Task prompt: Skip the pictures and quote all of the lines exactly.

===============

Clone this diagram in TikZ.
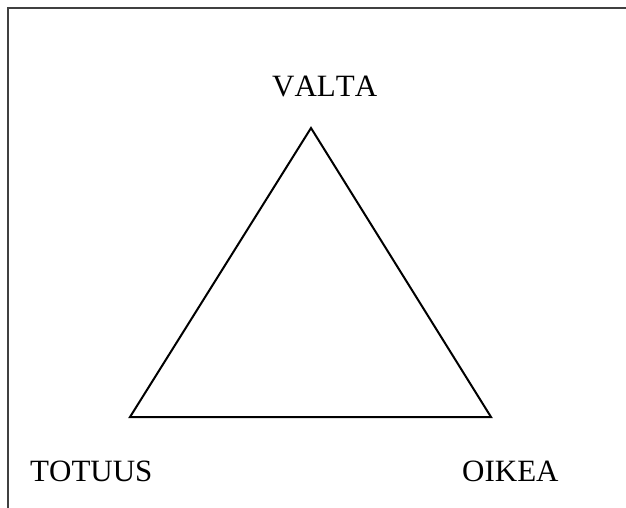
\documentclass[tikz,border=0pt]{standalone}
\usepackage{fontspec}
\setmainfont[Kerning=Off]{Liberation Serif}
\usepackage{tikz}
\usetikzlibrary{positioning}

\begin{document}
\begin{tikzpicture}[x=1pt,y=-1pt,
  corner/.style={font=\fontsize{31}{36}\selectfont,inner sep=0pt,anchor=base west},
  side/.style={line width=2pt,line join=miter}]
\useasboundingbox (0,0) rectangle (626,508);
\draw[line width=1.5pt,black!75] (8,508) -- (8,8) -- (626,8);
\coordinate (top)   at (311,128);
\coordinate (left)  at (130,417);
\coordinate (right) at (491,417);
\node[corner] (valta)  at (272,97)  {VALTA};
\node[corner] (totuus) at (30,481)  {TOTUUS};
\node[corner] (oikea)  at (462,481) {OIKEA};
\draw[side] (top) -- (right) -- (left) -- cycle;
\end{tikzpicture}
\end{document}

===============

Full response:
Clone this diagram in TikZ.
\documentclass[tikz,border=0pt]{standalone}
\usepackage{fontspec}
\setmainfont[Kerning=Off]{Liberation Serif}
\usepackage{tikz}
\usetikzlibrary{positioning}

\begin{document}
\begin{tikzpicture}[x=1pt,y=-1pt,
  corner/.style={font=\fontsize{31}{36}\selectfont,inner sep=0pt,anchor=base west},
  side/.style={line width=2pt,line join=miter}]
\useasboundingbox (0,0) rectangle (626,508);
\draw[line width=1.5pt,black!75] (8,508) -- (8,8) -- (626,8);
\coordinate (top)   at (311,128);
\coordinate (left)  at (130,417);
\coordinate (right) at (491,417);
\node[corner] (valta)  at (272,97)  {VALTA};
\node[corner] (totuus) at (30,481)  {TOTUUS};
\node[corner] (oikea)  at (462,481) {OIKEA};
\draw[side] (top) -- (right) -- (left) -- cycle;
\end{tikzpicture}
\end{document}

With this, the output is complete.